### What to work on:
Track down each line that has the word "this" and copy it.

### Records to process:
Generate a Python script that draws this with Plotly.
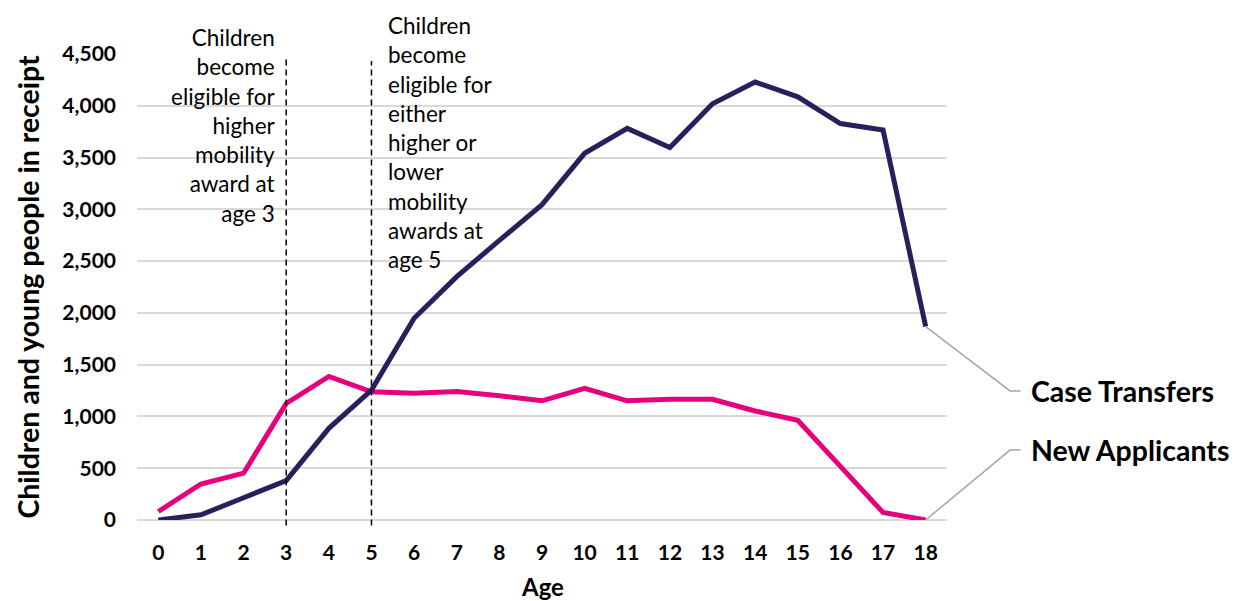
import plotly.graph_objects as go

ages = list(range(19))
age_labels = [str(a) for a in ages]
case_transfers = [0, 50, 215, 380, 885, 1255, 1948, 2350, 2700, 3045, 3541, 3782,
                  3598, 4020, 4229, 4087, 3828, 3766, 1868]
new_applicants = [82, 348, 452, 1125, 1386, 1238, 1225, 1240, 1199, 1151, 1272, 1151,
                  1165, 1166, 1053, 963, 518, 72, 0]
event_ages = [3, 5]
event_notes = [
    "Children<br>become<br>eligible for<br>higher<br>mobility<br>award at<br>age 3",
    "Children<br>become<br>eligible for<br>either<br>higher or<br>lower<br>mobility<br>awards at<br>age 5",
]
y_ticks = [0, 500, 1000, 1500, 2000, 2500, 3000, 3500, 4000, 4500]

NAVY = "#2A1E5C"
PINK = "#E6007E"
FONT = "Lato"
X_MIN, X_MAX = -0.5, 18.5
Y_MIN, Y_MAX = 0, 4500


def xp(x):
    return (x - X_MIN) / (X_MAX - X_MIN)


def yp(y):
    return (y - Y_MIN) / (Y_MAX - Y_MIN)


fig = go.Figure()
fig.add_trace(go.Scatter(x=ages, y=new_applicants, mode="lines", name="New Applicants",
                         line=dict(color=PINK, width=5), cliponaxis=False))
fig.add_trace(go.Scatter(x=ages, y=case_transfers, mode="lines", name="Case Transfers",
                         line=dict(color=NAVY, width=5), cliponaxis=False))

shapes = []
for a, top in zip(event_ages, [0.994, 0.985]):
    shapes.append(dict(type="line", xref="x", yref="paper", x0=a, x1=a, y0=-0.012, y1=top,
                       line=dict(color="black", width=1.5, dash="6px,4px")))

annotations = []
annotations.append(dict(x=event_ages[0], xref="x", xshift=-8, xanchor="right", align="right",
                        y=0.8476, yref="paper", yanchor="middle", text=event_notes[0],
                        showarrow=False, font=dict(family=FONT, size=22.5, color="black")))
annotations.append(dict(x=event_ages[1], xref="x", xshift=15, xanchor="left", align="left",
                        y=0.810, yref="paper", yanchor="middle", text=event_notes[1],
                        showarrow=False, font=dict(family=FONT, size=22.5, color="black")))

# x-axis title (placed as annotation so it can sit low, as in the reference)
annotations.append(dict(x=0.5, y=-0.142, xref="paper", yref="paper", xanchor="center",
                        yanchor="middle", text="<b>Age</b>", showarrow=False,
                        font=dict(family=FONT, size=24, color="black")))

# leader lines + end labels
labels = [("Case Transfers", case_transfers[-1], 0.277),
          ("New Applicants", new_applicants[-1], 0.150)]
for text, val, ylab in labels:
    x0, y0 = xp(ages[-1]), yp(val)
    xb = 1.0778
    xe = 1.091
    shapes.append(dict(type="path", xref="paper", yref="paper",
                       path=f"M {x0} {y0} L {xb} {ylab} L {xe} {ylab}",
                       line=dict(color="#A6A6A6", width=1.5)))
    annotations.append(dict(x=1.101, y=ylab, xref="paper", yref="paper", xanchor="left",
                            yanchor="middle", text=f"<b>{text}</b>", showarrow=False,
                            font=dict(family=FONT, size=28.5, color="black")))

fig.update_layout(
    width=1225, height=593,
    margin=dict(l=129, r=286, t=46, b=81),
    plot_bgcolor="white", paper_bgcolor="white",
    showlegend=False,
    font=dict(family=FONT, color="black"),
    shapes=shapes, annotations=annotations,
    xaxis=dict(range=[X_MIN, X_MAX], tickmode="array", tickvals=ages, ticktext=age_labels,
               showgrid=False, zeroline=False, showline=False, ticks="", automargin=False,
               ticklabelstandoff=18,
               tickfont=dict(family=FONT, size=21, color="black", weight="bold")),
    yaxis=dict(range=[Y_MIN, Y_MAX], tickmode="array", tickvals=y_ticks,
               ticktext=[f"{v:,}" for v in y_ticks],
               showgrid=True, gridcolor="#D9D9D9", gridwidth=2,
               zeroline=True, zerolinecolor="#D9D9D9", zerolinewidth=2,
               showline=False, ticks="", ticklabelstandoff=20, automargin=False,
               tickfont=dict(family=FONT, size=21, color="black", weight="bold"),
               title=dict(text="<b>Children and young people in receipt</b>",
                          font=dict(family=FONT, size=28.5, color="black"), standoff=14)),
)

fig.write_html("out.html")
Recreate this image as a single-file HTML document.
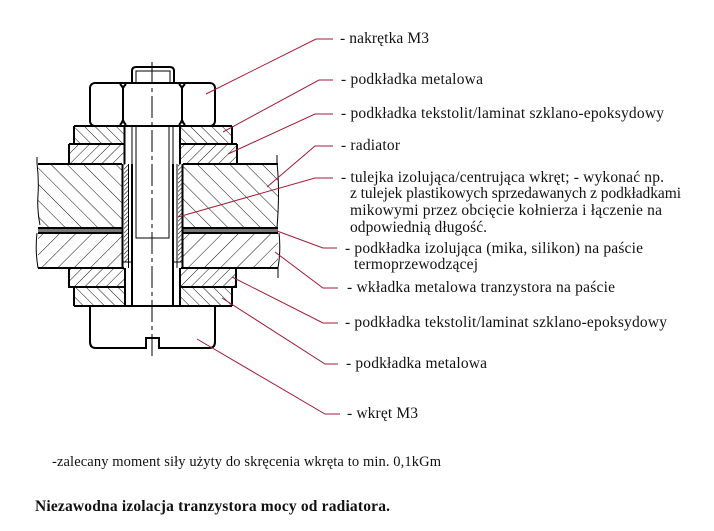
<!DOCTYPE html>
<html><head><meta charset="utf-8"><style>
html,body{margin:0;padding:0;background:#fff;width:714px;height:531px;overflow:hidden}
svg{display:block}
text{font-family:"Liberation Serif",serif;font-size:15.500px;fill:#111}
.k{stroke:#000;stroke-width:2;fill:none}
.t{stroke:#000;stroke-width:1;fill:none}
.r{stroke:#a01c34;stroke-width:1;fill:none}
</style></head><body>
<svg width="714" height="531" viewBox="0 0 714 531" xmlns="http://www.w3.org/2000/svg">
<defs>
<pattern id="h1" patternUnits="userSpaceOnUse" width="11.5" height="11.5" patternTransform="rotate(-45)"><line x1="0" y1="0" x2="0" y2="11.5" stroke="#111" stroke-width="1"/></pattern>
<pattern id="h2" patternUnits="userSpaceOnUse" width="11.5" height="11.5" patternTransform="rotate(45)"><line x1="0" y1="0" x2="0" y2="11.5" stroke="#111" stroke-width="1"/></pattern>
<pattern id="w1" patternUnits="userSpaceOnUse" width="7.5" height="7.5" patternTransform="rotate(-45)"><line x1="0" y1="0" x2="0" y2="7.5" stroke="#111" stroke-width="1"/></pattern>
<pattern id="w2" patternUnits="userSpaceOnUse" width="7.5" height="7.5" patternTransform="rotate(45)"><line x1="0" y1="0" x2="0" y2="7.5" stroke="#111" stroke-width="1"/></pattern>
<pattern id="s" patternUnits="userSpaceOnUse" width="3" height="3" patternTransform="rotate(45)"><line x1="0" y1="0" x2="0" y2="3" stroke="#111" stroke-width="1.2"/></pattern>
</defs>

<!-- radiator + insert -->
<rect x="38" y="163" width="84" height="65" fill="url(#h1)"/>
<rect x="183" y="163" width="95" height="65" fill="url(#h1)"/>
<rect x="38" y="233" width="84" height="35" fill="url(#h2)"/>
<rect x="183" y="233" width="95" height="35" fill="url(#h2)"/>
<rect x="38" y="228" width="84" height="5" fill="#777"/>
<rect x="183" y="228" width="95" height="5" fill="#777"/>
<path class="k" d="M38 164H122M183 164H278M38 228H122M183 228H278M38 233H122M183 233H278M38 268H124M181 268H278"/>
<path class="t" d="M37 157V163Q39 180 38 195T40 225M37 233Q35 250 38 268M277 155V163Q280 190 277 228M279 233Q281 250 278 268V278"/>

<!-- washers -->
<rect x="75" y="127" width="49" height="17" fill="url(#w1)"/>
<rect x="180" y="127" width="52" height="17" fill="url(#w1)"/>
<rect x="70" y="145" width="54" height="18" fill="url(#w2)"/>
<rect x="180" y="145" width="57" height="18" fill="url(#w2)"/>
<path class="k" d="M74 126V144M232 126V144M69 144V164M237 144V164M69 144H125M180 144H237M74 126H232"/>
<rect x="70" y="269" width="55" height="18" fill="url(#w2)"/>
<rect x="180" y="269" width="56" height="18" fill="url(#w2)"/>
<rect x="75" y="288" width="50" height="18" fill="url(#w1)"/>
<rect x="180" y="288" width="52" height="18" fill="url(#w1)"/>
<path class="k" d="M69 268V287H125M236 268V287H180M74 287V306M232 287V306M74 306H232"/>

<!-- sleeve hatch -->
<rect x="124" y="164" width="4" height="98" fill="url(#s)"/>
<rect x="178" y="164" width="4" height="98" fill="url(#s)"/>
<path class="k" d="M122.500 164V268M182.500 164V268"/>
<path class="t" d="M128.500 164V268M177 164V268M123 262H132M173 262H183"/>

<!-- bolt / inner -->
<path class="k" d="M124.500 126V164M180 126V164M125 268V306M180 268V306M132 164V306M173 164V306"/>
<path class="t" d="M132 126V164M173 126V164M136 126V238H169V126"/>

<!-- nut -->
<rect x="90" y="83" width="125" height="43" rx="5" ry="5" fill="#fff" stroke="#000" stroke-width="2"/>
<path class="k" d="M123 87V122M182 87V122"/>
<path class="k" d="M120 84Q122 86 123 88Q124 86 126 84M179 84Q181 86 182 88Q183 86 185 84M120 125Q122 123 123 120Q124 123 126 125M179 125Q181 123 182 120Q183 123 185 125"/>
<path class="k" d="M132 83V71Q132 67 136 67H170Q174 67 174 71V83"/>
<path class="t" d="M136 83V71H170V83"/>

<!-- head -->
<path class="k" d="M90 306V342Q90 348 96 348H146V338H159V348H209Q215 348 215 342V306"/>

<!-- centre line -->
<path d="M152 62V358" stroke="#000" stroke-width="1" stroke-dasharray="22 4 4 4" fill="none"/>

<!-- leaders -->
<polyline class="r" points="206,94 316,39 333,39"/>
<polyline class="r" points="223,132 319,80 333,80"/>
<polyline class="r" points="228,154 315,114 333,114"/>
<polyline class="r" points="267,187 315,146 333,146"/>
<polyline class="r" points="178,217 315,178 333,178"/>
<polyline class="r" points="277,231 323,248 337,248"/>
<polyline class="r" points="275,252 323,288 338,288"/>
<polyline class="r" points="232,277 323,323 338,323"/>
<polyline class="r" points="222,298 325,364 338,364"/>
<polyline class="r" points="197,339 325,414 340,414"/>

<!-- labels -->
<text x="340" y="43" textLength="89" lengthAdjust="spacing">- nakrętka M3</text>
<text x="341" y="84" textLength="142" lengthAdjust="spacing">- podkładka metalowa</text>
<text x="341" y="118" textLength="323" lengthAdjust="spacing">- podkładka tekstolit/laminat szklano-epoksydowy</text>
<text x="341" y="150" textLength="59" lengthAdjust="spacing">- radiator</text>
<text x="341" y="182" textLength="323" lengthAdjust="spacing">- tulejka izolująca/centrująca wkręt; - wykonać np.</text>
<text x="350" y="198" textLength="331" lengthAdjust="spacing">z tulejek plastikowych sprzedawanych z podkładkami</text>
<text x="350" y="215" textLength="312" lengthAdjust="spacing">mikowymi przez obcięcie kołnierza i łączenie na</text>
<text x="350" y="232" textLength="137" lengthAdjust="spacing">odpowiednią długość.</text>
<text x="345" y="253" textLength="298" lengthAdjust="spacing">- podkładka izolująca (mika, silikon) na paście</text>
<text x="354" y="269" textLength="124" lengthAdjust="spacing">termoprzewodzącej</text>
<text x="347" y="292" textLength="268" lengthAdjust="spacing">- wkładka metalowa tranzystora  na paście</text>
<text x="345" y="327" textLength="322" lengthAdjust="spacing">- podkładka tekstolit/laminat szklano-epoksydowy</text>
<text x="346" y="368" textLength="141" lengthAdjust="spacing">- podkładka metalowa</text>
<text x="347" y="418" textLength="71" lengthAdjust="spacing">- wkręt M3</text>
<text x="52" y="466" textLength="389" lengthAdjust="spacing" style="font-size:14.500px">-zalecany moment siły użyty do skręcenia  wkręta to min. 0,1kGm</text>
<text x="35" y="511" textLength="355" lengthAdjust="spacing" style="font-size:15.500px;font-weight:bold">Niezawodna  izolacja  tranzystora  mocy  od  radiatora.</text>
</svg>
</body></html>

### Completed task:
Generate a Python script that draws this with Plotly.
Recreate this image as a single-file HTML document.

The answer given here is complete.